G54A-08
Using GPS and Absolute Gravity Observations to Separate the Effects of Present-day and Pleistocene Ice-mass Changes in South East Greenland

Friday, 18 December 2015: 17:45
2002 (Moscone West)
Tonie M van Dam1, Olivier Francis1, John M Wahr2, Shfaqat Abbas Khan3, Michael G Bevis4 and Michiel van den Broeke5, (1)University of Luxembourg, Luxembourg, Luxembourg, (2)Univ of Colorado, Boulder, CO, United States, (3)Danish Technical University, Coppenhagen, Denmark, (4)Ohio State University, Columbus, OH, United States, (5)University of Oregon, Eugene, OR, United States
Abstract:
Precise estimates of the present-day rates and accelerations of ice-mass loss from the polar ice-sheets are important for predicting potential changes in sea level.
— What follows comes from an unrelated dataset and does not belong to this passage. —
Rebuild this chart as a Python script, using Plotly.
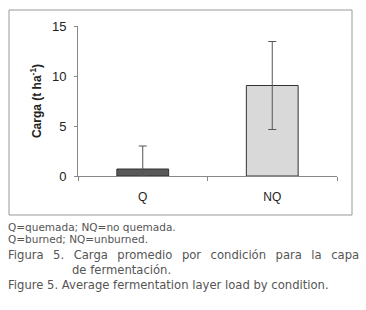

Current predictions of 21st century sea level change are limited by, among other things, their ability to precisely capture the effects of global warming on the Greenland ice sheet (GrIS). One method for constraining the mass loss on the GrIS is to make measurements of vertical crustal uplift rates from bedrock around the edge of the ice sheet. Using only GPS observations of crustal displacement, it is impossible to separate the uplift driven by present day mass changes from that due to ice mass changes in the past, e.g. the extensive retreat of the ice sheets since the Last Glacial Maximum (LGM) or even ice sheet changes during the Little Ice Age. By making measurements of both gravity and surface motion at a bedrock site, the viscoelastic effects could be removed from the observations and we would be able to constrain present day ice mass changes. In this presentation we discuss the results of an experiment to collect surface displacement and absolute gravity observations from southeast Greenland to separate the elastic and viscoelastic signals. We find that the glacial isostatic adjustment signal in this region is positive, contrary to the negative signal predicted by all existing viscosity and ice history models.